/---
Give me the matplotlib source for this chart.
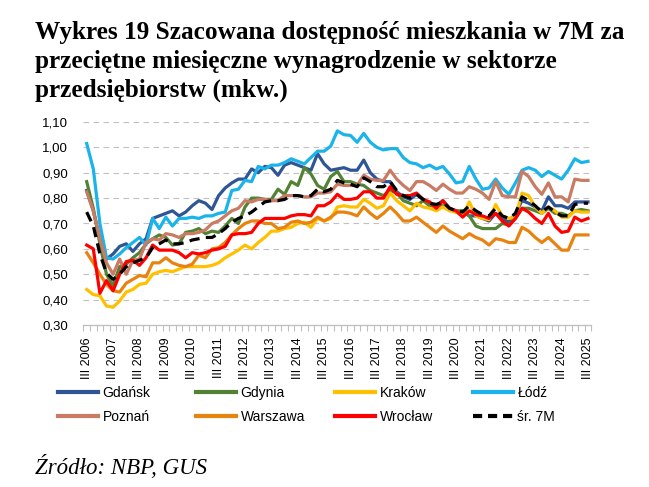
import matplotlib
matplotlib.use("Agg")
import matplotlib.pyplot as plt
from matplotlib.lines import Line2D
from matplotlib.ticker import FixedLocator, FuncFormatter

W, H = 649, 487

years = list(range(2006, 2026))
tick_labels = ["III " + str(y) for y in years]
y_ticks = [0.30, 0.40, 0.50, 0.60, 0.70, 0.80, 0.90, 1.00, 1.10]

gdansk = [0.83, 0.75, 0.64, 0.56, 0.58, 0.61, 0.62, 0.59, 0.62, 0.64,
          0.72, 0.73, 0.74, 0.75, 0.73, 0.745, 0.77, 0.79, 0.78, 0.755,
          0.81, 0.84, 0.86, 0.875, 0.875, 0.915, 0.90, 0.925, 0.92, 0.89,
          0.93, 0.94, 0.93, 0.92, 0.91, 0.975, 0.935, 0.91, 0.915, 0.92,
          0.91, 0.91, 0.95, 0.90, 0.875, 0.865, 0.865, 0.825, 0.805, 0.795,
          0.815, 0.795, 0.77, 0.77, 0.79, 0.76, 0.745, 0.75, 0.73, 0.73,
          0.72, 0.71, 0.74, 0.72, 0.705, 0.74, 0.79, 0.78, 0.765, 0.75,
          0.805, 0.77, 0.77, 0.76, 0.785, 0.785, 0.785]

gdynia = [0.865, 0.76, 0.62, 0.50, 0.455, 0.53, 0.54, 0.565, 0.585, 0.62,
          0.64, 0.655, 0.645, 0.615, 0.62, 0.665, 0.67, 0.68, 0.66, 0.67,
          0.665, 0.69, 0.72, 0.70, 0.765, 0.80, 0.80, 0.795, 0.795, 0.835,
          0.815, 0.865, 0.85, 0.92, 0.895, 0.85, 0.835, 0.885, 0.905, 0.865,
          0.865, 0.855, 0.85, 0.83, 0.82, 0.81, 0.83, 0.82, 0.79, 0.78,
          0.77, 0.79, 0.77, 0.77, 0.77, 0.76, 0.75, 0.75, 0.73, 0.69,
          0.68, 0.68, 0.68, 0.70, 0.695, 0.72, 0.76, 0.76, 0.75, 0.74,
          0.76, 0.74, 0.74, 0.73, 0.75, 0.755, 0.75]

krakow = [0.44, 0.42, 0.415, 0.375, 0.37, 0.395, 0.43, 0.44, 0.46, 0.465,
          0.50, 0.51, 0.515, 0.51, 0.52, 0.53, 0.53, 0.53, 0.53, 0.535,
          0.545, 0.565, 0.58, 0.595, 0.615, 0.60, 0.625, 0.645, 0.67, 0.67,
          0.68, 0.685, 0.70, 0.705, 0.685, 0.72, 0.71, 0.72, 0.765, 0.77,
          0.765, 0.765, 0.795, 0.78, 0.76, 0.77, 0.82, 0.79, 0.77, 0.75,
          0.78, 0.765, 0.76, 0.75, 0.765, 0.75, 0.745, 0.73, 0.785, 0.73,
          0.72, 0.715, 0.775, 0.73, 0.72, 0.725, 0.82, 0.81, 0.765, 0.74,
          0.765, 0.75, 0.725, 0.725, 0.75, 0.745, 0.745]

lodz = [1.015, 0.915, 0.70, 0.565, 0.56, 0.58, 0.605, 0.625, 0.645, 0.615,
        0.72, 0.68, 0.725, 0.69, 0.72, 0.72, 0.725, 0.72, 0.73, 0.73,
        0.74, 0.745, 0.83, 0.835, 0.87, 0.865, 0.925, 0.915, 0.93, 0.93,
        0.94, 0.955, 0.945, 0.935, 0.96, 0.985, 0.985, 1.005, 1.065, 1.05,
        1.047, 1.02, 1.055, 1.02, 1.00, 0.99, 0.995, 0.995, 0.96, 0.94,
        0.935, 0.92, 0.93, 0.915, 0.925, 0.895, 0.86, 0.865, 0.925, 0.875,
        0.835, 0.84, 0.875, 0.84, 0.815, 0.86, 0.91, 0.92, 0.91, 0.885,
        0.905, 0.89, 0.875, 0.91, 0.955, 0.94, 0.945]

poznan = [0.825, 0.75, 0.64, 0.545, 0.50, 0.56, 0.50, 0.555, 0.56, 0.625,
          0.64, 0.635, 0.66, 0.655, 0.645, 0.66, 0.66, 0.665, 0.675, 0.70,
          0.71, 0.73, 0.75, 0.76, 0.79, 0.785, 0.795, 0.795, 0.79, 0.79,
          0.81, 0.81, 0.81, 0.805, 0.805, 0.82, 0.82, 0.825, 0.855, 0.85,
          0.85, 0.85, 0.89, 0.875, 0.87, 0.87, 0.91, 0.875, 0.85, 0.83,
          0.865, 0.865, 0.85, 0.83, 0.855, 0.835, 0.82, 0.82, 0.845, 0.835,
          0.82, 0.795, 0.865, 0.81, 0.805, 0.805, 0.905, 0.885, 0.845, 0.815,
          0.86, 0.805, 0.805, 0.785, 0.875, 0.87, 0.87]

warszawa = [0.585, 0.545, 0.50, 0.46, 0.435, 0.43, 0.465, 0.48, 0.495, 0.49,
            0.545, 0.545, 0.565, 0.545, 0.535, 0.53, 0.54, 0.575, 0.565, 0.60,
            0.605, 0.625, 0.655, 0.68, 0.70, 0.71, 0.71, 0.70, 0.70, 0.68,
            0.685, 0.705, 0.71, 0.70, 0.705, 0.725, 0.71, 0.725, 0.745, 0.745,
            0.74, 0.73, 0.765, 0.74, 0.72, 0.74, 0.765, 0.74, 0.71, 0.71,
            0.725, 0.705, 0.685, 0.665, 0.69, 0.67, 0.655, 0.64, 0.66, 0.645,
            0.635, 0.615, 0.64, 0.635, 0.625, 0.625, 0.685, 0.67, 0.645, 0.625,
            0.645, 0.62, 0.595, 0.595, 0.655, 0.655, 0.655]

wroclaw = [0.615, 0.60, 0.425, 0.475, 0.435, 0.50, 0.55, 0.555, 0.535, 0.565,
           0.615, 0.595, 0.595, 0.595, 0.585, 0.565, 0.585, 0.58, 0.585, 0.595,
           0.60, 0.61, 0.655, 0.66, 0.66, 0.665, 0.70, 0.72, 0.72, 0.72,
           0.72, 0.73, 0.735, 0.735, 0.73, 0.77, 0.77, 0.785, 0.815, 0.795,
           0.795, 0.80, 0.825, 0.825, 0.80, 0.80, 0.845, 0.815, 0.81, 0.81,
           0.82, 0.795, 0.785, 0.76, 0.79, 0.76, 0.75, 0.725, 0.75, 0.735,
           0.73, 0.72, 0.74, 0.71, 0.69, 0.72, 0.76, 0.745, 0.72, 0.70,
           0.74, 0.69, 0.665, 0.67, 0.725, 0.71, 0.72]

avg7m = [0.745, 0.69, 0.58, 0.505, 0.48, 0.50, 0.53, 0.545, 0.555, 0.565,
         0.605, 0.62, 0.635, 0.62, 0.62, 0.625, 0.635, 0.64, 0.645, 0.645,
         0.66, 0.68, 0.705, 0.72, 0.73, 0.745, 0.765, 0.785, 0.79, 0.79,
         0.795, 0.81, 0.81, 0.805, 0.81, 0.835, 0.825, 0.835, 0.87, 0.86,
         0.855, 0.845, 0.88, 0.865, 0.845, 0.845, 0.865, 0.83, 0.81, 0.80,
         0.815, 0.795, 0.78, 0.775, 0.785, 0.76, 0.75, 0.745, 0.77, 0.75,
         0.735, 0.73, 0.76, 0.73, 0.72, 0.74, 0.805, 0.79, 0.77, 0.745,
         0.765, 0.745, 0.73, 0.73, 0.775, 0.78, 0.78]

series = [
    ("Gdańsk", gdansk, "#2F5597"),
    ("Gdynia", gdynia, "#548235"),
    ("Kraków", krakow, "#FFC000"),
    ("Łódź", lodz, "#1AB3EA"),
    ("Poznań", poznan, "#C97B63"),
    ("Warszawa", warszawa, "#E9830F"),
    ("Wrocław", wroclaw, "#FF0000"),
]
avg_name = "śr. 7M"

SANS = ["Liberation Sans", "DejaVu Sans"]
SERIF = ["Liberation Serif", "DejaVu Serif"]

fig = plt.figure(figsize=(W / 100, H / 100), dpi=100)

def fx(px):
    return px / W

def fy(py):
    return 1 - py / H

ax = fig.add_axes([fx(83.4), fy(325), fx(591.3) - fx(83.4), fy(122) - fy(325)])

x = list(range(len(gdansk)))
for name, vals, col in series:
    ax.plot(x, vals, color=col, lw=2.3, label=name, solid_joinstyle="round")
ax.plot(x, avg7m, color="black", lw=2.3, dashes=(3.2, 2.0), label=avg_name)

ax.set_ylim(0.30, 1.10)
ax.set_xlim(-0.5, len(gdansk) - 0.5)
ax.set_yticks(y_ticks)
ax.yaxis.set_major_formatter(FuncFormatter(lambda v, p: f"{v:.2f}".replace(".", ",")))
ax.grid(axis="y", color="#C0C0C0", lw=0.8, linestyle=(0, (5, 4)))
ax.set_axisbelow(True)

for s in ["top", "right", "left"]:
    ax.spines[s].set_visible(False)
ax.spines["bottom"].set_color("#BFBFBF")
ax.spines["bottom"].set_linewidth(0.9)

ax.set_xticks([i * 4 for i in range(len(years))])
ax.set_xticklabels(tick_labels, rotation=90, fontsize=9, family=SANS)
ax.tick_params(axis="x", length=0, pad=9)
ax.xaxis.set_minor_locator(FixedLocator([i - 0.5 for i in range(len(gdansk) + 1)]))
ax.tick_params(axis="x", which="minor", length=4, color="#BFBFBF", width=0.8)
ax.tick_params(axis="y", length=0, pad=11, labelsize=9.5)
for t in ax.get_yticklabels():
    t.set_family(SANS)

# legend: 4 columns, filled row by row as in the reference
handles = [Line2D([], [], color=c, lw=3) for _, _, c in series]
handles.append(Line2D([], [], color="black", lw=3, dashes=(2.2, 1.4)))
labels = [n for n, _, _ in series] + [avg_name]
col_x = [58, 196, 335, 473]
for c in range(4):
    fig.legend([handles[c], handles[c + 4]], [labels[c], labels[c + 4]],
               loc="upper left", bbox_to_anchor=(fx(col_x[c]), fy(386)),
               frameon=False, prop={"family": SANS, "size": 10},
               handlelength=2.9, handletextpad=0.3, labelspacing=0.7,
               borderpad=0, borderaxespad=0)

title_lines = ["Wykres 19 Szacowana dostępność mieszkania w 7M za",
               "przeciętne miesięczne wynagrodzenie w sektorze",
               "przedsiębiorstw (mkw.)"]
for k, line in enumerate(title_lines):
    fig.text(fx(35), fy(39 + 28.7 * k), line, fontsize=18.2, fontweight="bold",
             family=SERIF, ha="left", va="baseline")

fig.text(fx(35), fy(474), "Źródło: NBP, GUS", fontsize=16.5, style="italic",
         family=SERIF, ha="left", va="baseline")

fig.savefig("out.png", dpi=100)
\---
/---
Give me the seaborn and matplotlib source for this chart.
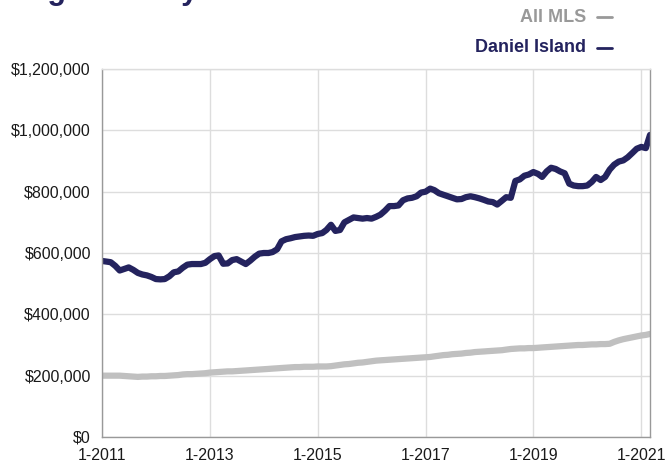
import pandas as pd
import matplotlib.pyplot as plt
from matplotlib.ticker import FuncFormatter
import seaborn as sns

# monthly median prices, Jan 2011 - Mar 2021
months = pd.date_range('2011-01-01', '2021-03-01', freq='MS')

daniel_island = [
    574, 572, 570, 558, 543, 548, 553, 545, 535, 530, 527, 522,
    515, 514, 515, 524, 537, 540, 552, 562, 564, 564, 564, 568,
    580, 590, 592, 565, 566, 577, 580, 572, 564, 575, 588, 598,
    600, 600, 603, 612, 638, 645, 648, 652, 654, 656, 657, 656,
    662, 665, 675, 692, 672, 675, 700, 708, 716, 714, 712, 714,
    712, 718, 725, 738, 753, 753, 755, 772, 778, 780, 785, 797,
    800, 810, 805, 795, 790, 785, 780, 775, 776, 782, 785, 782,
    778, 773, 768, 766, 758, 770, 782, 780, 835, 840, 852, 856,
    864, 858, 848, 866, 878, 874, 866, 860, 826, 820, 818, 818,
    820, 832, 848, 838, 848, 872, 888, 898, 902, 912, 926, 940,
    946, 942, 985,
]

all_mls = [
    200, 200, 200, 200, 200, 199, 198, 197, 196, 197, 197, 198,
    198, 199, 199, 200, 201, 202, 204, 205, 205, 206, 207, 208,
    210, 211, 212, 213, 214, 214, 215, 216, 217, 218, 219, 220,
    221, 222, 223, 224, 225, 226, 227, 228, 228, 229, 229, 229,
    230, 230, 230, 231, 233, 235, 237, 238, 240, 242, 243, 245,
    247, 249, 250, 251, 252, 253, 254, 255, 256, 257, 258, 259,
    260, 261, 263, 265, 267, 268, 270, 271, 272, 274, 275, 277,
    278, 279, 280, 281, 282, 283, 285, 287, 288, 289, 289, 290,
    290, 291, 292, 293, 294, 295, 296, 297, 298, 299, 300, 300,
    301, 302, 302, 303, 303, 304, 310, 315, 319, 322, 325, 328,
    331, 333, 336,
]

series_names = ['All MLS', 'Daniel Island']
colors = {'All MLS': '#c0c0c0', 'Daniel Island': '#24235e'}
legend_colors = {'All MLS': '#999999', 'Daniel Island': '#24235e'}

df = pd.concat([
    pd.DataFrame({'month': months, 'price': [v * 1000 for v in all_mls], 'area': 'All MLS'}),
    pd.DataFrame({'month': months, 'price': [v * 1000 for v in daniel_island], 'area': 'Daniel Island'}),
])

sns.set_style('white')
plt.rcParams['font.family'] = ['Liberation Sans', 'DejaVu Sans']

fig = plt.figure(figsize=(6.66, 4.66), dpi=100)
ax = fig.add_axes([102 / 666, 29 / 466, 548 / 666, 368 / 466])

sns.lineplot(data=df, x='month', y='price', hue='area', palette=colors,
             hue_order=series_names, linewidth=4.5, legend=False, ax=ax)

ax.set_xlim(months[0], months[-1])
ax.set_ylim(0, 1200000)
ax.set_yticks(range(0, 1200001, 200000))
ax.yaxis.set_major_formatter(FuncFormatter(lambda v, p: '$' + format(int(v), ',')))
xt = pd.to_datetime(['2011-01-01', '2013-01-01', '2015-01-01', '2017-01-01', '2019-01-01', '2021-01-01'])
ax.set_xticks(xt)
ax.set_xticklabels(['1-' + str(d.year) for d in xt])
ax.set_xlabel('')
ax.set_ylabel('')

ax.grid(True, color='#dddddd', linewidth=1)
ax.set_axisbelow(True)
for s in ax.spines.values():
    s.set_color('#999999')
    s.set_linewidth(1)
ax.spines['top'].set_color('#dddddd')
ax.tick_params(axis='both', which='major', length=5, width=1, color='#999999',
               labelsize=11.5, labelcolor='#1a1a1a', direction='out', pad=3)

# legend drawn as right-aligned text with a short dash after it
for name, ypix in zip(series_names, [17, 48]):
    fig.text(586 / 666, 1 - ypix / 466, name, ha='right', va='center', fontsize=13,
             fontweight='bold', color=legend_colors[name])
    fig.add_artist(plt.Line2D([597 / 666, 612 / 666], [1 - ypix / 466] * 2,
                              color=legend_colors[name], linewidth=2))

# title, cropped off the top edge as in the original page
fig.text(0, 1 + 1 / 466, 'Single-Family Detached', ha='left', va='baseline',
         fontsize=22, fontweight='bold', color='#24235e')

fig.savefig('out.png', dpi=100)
\---
## Brief
Reproduce only the lines running from the one that has "Give me the matplotlib source for this chart." through the one that has "y_ticks = [0.30, 0.40, 0.50, 0.60, 0.70, 0.80, 0.90, 1.00, 1.10]", ends included. Any pictures in that stretch should not be copied.

## Finished task
Give me the matplotlib source for this chart.
import matplotlib
matplotlib.use("Agg")
import matplotlib.pyplot as plt
from matplotlib.lines import Line2D
from matplotlib.ticker import FixedLocator, FuncFormatter

W, H = 649, 487

years = list(range(2006, 2026))
tick_labels = ["III " + str(y) for y in years]
y_ticks = [0.30, 0.40, 0.50, 0.60, 0.70, 0.80, 0.90, 1.00, 1.10]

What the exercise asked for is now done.